Intro
Emilio Ambasz
FRAGMENTS TOWARDS A WHOLE
The Western notion of Man's creations as distinct and separate entities - in contrast with Nature - has exhausted its intellectual and ethical capital. An emerging man-made garden is overtaking the one we were originally given.
We must build our house on this Earth because we are not welcomed on the land. If Nature were to have welcomed us in the guise we have become, we would not have need to make shelters. Every act of construction is a defiance of nature. We need to conceive of an architecture that stands as the embodiment of a Pact of Reconciliation between nature and building.
In our pursuit to master Nature-as-found, a second man-made-Nature has emerged, intricately related to the given-Nature. We need to re-define architecture as one aspect of our man-made nature, but to do so we need first to re-define the contemporary meaning of Nature. We must formulate an a-tectonic notion of architecture, where architecture is conceived as an integral component of that emerging Man-made Nature we are willingly, as well as unwittingly, creating.
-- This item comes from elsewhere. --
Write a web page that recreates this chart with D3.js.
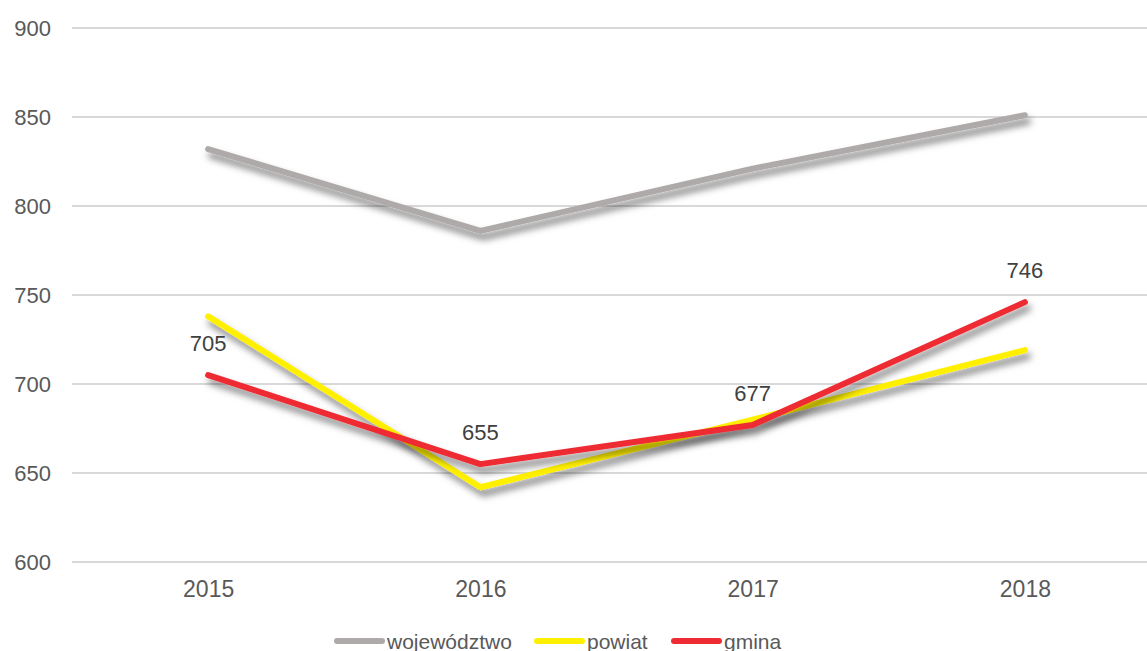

The task of the architect is that of easing our man-made Nature into the organic one we have been given.
If, as herein postulated, the task of the architect is that of making peace between our man-made Nature and the organic one we have been given, perhaps a new Philosophic Academy is what is called for. Shall we call such institution a Universitas, i.e. the whole?
We must create alternative models of the future proposing a better life to guide our actions if we do not wish to perpetuate present conditions. Any architectural project not attempting to propose new or better modes of existence is unethical. This task may stagger the imagination and paralyze hope, but we cannot subtract ourselves from its pursuit.
POSTSCRIPT
There is in all of us a deep need for ritual, for ceremony and procession, for magical garments and gestures. It is an archetypal quest in which all partake. But let us beware. The supreme misfortune occurs when the Idea arrives before the Image. Ideas come wrapped in words, and words are part of our already established linguistic baggage. Words denote an established and culturally agreed upon typology, when not a stereotype. As such, they inhibit the introduction of new meanings, i.e. of invention. Words operate in the domain of semantics, while images belong to the realm of Visions.